Si parla anche di “commercio equo e solidale” e di “consumo critico”, criteri che riguardano quelli che (e non sono più una sparuta minoranza!) si pongono il problema del consumo responsabile, cioè che privilegiano le produzioni locali che rispettano l’ambiente. Ma ‘sta benedetta torre così alta e ingombrante, non rischia di diventare il monumento al passato commerciale della città di Sarzana, invece che al suo futuro?

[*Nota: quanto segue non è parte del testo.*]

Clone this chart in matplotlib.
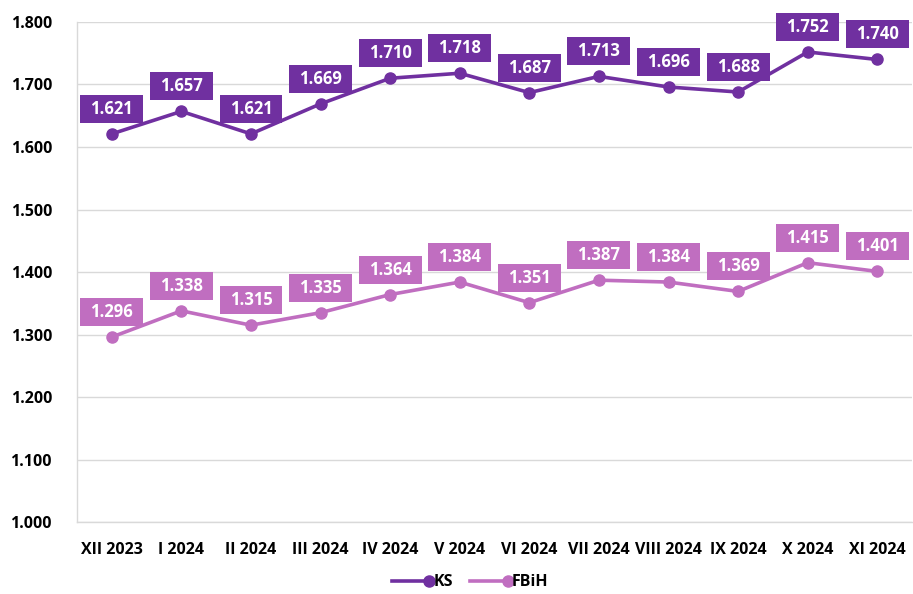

4. Un edificio progressista. L’opposizione al cosiddetto “progetto Botta” non deve avere carattere regressivo. Quando serve si deve costruire bene e senza troppa nostalgia. Edifici tradizionali e architettura contemporanea, quando il progetto è buono, convivono bene e si valorizzano a vicenda. Un edificio che esprima il futuro di questa città me lo immagino alto, “magro”, pieno di tecnologia, limitato nei consumi, capace di produrre parte dell’energia che utilizza con il ricorso alle energie rinnovabili, parco nelle emissioni di CO2. Un edificio intelligente, dove si faccia terziario avanzato, ricerca, progettazione, adatto a stimolare le capacità imprenditoriali di questo territorio. Un edificio dove si studia, visto che nell’epoca di internet i campus universitari rappresentano un dispendio non necessario. Dove si investe in sapere e si studiano proprio le forme contemporanee del commercio per far nascere, da quelle riflessioni, nuove imprese capaci di navigare nei mari in tempesta della crisi e di affrontare i problemi del nuovo secolo.
Penso che la città abbia bisogno di un bell’edificio senza retorica, sobrio, laborioso come i sarzanesi, i quali sanno che le cose, se le vuoi, te le devi conquistare; e se vuoi conservare la tua importanza devi darti da fare. È possibile affidare alla matita dell’architetto Botta questo tema? Penso di sì, ma bisogna chiederlo al lui.